━━ Dataset ━━
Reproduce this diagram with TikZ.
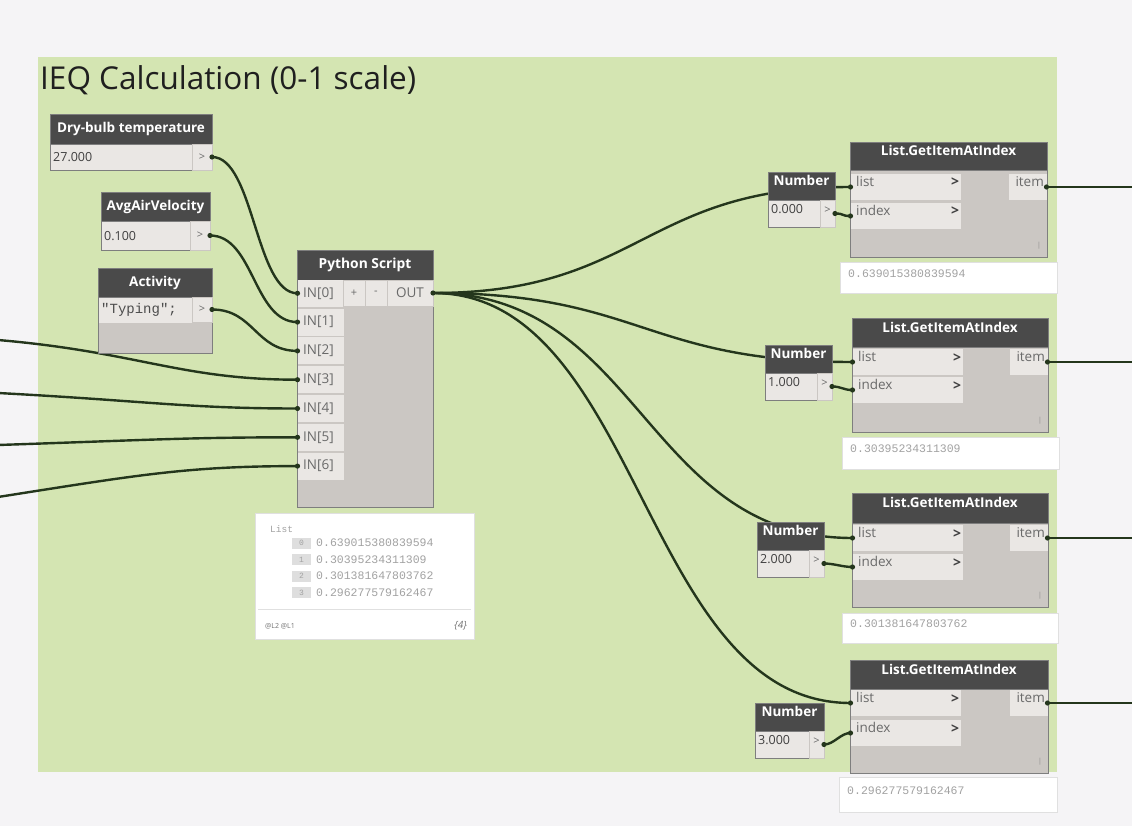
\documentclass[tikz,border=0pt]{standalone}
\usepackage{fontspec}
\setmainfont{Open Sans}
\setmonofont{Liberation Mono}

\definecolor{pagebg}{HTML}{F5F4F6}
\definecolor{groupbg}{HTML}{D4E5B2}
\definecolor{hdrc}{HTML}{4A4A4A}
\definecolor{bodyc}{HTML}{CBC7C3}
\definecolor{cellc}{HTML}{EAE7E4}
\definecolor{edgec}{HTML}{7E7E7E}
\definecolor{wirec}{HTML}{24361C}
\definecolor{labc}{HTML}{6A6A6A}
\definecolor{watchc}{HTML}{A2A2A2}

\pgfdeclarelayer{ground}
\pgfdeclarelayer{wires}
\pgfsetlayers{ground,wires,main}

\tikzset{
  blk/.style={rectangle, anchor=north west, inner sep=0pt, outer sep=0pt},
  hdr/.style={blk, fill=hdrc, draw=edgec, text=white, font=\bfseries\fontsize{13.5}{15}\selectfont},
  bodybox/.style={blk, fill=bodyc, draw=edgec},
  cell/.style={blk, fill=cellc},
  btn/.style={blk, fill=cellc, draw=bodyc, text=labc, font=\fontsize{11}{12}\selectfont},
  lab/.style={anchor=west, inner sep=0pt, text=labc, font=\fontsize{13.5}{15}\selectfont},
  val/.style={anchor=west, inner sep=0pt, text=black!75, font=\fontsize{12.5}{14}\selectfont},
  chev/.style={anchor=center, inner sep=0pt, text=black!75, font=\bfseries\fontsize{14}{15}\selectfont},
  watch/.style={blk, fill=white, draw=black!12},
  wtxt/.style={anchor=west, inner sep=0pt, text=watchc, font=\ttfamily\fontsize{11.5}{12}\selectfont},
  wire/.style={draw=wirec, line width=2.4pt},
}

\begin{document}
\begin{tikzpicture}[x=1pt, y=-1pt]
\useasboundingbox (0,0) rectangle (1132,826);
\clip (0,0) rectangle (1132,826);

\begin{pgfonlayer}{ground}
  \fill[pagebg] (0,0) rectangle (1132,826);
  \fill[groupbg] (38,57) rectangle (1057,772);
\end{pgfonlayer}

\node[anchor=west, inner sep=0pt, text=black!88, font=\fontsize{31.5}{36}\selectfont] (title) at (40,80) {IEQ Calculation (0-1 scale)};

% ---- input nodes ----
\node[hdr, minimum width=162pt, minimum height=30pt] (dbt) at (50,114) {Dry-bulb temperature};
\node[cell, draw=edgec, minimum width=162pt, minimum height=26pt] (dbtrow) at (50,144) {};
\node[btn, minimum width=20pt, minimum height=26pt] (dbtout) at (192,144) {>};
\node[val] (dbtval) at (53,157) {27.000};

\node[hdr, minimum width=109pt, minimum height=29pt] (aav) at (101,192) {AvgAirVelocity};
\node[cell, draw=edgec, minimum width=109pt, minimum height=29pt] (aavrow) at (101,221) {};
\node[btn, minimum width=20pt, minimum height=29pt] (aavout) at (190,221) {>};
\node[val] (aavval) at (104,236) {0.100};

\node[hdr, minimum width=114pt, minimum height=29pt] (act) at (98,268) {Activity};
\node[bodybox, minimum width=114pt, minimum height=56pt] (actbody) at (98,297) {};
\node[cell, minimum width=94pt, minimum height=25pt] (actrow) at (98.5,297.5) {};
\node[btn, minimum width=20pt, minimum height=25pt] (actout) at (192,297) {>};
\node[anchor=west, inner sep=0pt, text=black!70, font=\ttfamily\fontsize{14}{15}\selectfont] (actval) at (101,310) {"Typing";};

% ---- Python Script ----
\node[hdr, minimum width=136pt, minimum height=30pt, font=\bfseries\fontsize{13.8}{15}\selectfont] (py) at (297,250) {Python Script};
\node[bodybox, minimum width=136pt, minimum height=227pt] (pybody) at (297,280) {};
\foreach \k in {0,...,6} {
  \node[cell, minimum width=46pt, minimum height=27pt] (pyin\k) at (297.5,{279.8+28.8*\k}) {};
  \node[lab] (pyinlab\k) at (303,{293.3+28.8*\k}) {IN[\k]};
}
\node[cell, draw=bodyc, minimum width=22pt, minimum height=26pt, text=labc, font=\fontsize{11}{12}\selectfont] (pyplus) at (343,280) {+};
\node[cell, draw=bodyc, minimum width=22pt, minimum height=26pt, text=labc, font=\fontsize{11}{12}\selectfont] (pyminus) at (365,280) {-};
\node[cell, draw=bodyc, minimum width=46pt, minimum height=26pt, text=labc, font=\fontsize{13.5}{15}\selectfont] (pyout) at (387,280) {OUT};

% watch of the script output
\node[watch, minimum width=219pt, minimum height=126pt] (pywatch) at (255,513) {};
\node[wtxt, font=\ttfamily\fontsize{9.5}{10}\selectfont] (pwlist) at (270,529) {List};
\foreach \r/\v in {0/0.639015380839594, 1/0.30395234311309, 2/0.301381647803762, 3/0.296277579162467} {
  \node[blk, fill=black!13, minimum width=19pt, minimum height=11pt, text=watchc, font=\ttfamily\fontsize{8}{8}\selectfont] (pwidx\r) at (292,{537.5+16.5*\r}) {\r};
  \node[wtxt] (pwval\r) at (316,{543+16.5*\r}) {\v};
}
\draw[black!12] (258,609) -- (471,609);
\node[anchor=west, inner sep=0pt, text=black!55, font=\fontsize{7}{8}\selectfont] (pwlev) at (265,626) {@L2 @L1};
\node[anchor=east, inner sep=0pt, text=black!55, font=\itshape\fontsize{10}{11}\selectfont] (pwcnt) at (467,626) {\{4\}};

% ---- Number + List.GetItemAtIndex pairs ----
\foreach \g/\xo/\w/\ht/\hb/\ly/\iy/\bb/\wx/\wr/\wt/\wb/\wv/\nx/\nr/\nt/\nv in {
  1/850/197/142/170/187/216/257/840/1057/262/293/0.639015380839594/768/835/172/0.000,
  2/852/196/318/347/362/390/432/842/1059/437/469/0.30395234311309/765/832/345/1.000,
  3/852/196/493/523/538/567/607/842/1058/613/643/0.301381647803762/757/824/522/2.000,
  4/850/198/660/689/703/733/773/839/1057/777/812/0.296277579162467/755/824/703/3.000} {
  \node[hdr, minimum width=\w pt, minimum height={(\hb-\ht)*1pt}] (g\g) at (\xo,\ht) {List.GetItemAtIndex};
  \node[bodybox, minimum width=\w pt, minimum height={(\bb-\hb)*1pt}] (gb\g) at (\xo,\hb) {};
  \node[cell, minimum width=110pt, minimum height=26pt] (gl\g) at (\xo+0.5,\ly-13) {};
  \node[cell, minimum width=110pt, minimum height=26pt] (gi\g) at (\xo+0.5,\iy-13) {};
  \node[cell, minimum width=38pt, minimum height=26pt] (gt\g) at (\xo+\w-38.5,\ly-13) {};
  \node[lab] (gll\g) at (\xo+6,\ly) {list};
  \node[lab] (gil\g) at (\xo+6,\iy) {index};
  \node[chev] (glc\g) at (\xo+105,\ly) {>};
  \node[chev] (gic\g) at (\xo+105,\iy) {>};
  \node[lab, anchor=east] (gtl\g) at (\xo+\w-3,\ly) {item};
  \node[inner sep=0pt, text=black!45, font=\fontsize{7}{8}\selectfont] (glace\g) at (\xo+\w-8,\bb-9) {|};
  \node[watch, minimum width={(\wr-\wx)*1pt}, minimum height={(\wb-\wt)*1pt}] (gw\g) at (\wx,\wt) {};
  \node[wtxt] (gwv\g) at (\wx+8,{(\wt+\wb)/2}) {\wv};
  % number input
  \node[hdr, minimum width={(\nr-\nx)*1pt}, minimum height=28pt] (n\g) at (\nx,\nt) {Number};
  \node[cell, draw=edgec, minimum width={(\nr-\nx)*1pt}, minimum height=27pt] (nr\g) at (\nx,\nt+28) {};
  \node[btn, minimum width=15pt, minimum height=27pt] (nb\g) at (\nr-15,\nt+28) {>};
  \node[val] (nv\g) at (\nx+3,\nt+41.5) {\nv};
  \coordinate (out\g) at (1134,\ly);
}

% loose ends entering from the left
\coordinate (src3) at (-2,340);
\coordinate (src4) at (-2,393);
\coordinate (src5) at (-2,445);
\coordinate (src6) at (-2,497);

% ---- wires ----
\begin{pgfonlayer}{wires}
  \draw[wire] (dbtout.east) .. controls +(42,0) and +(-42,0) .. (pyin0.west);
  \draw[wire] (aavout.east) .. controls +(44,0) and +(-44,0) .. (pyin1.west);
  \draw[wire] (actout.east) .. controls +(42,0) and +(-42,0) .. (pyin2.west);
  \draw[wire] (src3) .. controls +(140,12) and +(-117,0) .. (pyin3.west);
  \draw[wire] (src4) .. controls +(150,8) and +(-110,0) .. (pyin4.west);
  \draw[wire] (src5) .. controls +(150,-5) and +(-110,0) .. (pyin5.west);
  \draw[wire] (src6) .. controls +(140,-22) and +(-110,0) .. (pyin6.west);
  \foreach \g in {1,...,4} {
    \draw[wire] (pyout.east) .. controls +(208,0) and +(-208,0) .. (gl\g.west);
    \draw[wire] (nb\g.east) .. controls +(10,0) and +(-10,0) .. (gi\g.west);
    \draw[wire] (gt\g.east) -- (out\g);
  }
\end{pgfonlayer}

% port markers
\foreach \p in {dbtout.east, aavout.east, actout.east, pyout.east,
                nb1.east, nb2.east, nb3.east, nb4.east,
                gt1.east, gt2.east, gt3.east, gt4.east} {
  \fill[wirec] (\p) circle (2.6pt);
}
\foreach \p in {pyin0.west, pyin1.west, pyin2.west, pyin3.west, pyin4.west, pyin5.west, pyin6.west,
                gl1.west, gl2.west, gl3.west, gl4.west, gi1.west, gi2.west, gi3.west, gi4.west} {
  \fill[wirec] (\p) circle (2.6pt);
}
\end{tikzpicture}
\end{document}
━━━
━━ Dataset ━━
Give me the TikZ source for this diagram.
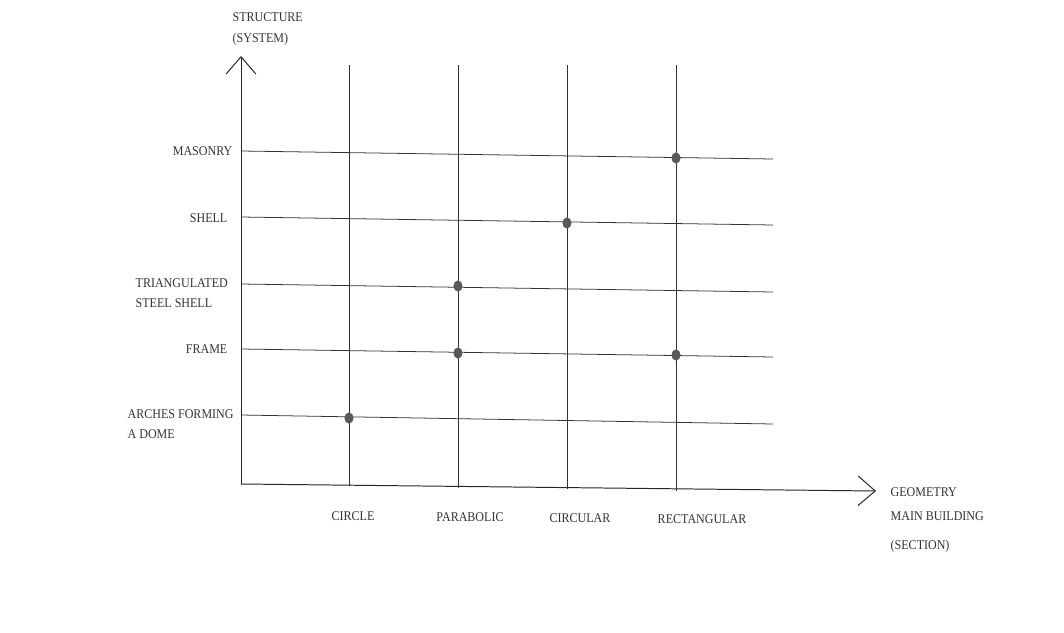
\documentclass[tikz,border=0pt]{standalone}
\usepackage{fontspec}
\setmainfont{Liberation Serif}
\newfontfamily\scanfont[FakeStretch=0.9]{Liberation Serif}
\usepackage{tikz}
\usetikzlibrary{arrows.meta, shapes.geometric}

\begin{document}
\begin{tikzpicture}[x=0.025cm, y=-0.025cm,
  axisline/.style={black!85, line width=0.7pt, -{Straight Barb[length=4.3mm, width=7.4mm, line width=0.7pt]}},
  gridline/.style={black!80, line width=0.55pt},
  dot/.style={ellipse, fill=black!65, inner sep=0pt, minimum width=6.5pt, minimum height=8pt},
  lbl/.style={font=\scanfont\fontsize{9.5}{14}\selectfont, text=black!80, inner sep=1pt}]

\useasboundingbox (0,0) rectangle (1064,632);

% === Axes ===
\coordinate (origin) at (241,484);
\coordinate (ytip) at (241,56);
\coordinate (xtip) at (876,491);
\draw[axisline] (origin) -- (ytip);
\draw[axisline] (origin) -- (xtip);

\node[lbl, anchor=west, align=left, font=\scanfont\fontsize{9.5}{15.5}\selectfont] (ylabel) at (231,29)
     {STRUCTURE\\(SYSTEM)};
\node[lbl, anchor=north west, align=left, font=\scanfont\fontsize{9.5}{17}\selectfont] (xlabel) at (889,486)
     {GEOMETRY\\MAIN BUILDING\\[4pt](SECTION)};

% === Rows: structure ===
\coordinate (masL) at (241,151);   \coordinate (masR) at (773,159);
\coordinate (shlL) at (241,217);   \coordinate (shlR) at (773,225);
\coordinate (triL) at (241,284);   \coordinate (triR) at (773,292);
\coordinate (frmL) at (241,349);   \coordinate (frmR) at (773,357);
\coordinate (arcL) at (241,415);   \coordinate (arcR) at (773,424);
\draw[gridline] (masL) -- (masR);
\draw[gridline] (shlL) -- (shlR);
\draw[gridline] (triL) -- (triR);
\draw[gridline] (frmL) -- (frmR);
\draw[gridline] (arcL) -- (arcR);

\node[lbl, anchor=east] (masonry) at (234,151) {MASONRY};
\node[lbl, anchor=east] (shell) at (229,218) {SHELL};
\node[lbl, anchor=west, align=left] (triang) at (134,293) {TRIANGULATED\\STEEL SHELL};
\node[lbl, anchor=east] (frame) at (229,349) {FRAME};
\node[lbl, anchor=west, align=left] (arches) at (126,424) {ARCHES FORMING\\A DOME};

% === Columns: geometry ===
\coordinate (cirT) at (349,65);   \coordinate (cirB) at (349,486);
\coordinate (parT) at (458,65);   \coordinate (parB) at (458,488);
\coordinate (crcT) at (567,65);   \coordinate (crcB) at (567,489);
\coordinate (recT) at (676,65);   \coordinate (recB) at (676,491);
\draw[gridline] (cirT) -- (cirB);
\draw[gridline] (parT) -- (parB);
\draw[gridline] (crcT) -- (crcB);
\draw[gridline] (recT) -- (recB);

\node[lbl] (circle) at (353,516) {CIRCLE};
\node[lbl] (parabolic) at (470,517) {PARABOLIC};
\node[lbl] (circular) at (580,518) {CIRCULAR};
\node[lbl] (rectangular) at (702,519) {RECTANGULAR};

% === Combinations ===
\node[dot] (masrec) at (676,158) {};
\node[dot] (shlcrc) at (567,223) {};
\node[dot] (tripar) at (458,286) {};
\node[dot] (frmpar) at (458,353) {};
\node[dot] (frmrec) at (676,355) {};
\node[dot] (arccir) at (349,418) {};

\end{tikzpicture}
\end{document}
━━━
━━ Dataset ━━
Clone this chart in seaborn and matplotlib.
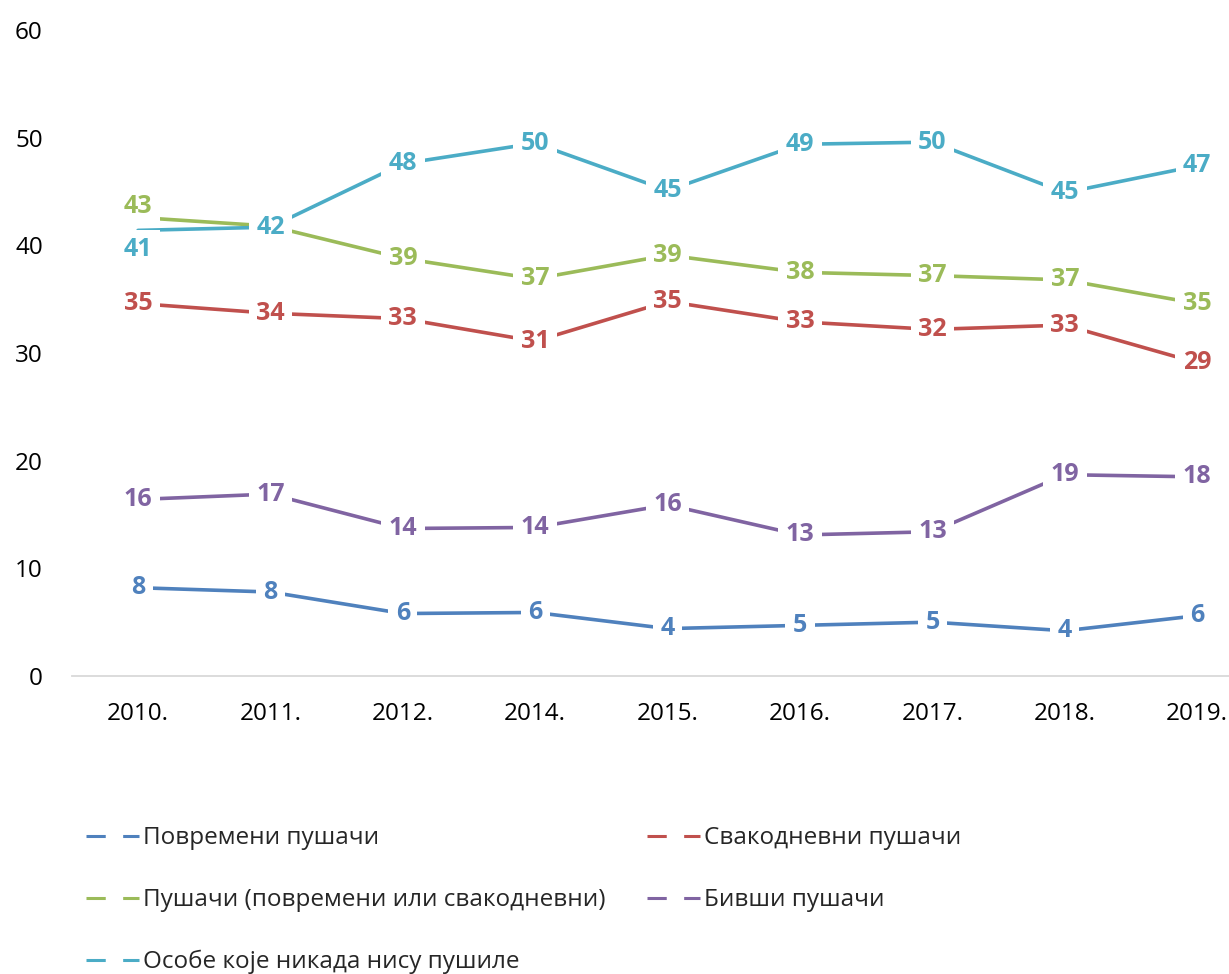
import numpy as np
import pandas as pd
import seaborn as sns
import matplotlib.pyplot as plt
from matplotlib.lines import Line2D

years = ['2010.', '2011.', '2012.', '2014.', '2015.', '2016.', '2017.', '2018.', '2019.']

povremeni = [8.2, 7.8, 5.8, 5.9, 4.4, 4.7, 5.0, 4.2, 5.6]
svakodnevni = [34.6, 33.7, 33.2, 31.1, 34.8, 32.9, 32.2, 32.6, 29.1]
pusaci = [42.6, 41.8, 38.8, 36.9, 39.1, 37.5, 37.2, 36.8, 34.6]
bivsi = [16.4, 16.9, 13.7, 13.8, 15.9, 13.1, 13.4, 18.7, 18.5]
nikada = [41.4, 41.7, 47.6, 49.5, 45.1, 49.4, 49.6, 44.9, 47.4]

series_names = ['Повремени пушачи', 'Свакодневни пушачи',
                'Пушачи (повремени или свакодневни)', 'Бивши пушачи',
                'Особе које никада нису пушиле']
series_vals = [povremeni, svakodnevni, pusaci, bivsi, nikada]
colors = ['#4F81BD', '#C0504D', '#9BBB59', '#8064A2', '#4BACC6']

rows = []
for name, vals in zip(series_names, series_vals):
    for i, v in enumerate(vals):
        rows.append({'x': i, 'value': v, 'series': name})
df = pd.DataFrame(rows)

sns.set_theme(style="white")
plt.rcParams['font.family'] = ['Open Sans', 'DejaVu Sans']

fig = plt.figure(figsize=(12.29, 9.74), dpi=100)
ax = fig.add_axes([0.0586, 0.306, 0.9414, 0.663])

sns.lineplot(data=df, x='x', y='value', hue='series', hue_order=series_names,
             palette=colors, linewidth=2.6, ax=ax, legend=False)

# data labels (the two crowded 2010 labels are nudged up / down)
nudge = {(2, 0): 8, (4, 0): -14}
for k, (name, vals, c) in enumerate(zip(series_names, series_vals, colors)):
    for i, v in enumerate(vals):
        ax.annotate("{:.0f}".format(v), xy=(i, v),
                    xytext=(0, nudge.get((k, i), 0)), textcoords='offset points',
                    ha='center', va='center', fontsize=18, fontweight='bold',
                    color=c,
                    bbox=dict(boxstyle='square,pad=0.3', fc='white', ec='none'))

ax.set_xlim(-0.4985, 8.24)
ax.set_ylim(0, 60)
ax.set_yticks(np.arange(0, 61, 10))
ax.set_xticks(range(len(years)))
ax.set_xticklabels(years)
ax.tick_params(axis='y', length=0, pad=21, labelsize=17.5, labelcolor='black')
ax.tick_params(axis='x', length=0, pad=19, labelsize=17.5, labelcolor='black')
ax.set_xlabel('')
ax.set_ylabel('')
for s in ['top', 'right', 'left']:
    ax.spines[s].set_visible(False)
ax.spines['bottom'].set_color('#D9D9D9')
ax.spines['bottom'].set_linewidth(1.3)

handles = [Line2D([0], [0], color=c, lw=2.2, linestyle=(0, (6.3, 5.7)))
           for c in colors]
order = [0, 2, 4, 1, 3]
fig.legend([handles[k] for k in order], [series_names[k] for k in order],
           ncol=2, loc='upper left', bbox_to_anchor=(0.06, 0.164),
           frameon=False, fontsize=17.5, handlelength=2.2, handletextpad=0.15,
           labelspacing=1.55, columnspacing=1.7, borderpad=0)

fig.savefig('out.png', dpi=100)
━━━
What to do – Report how many lines above hold the string "seaborn", giving nothing but the number.

Exercise response – 2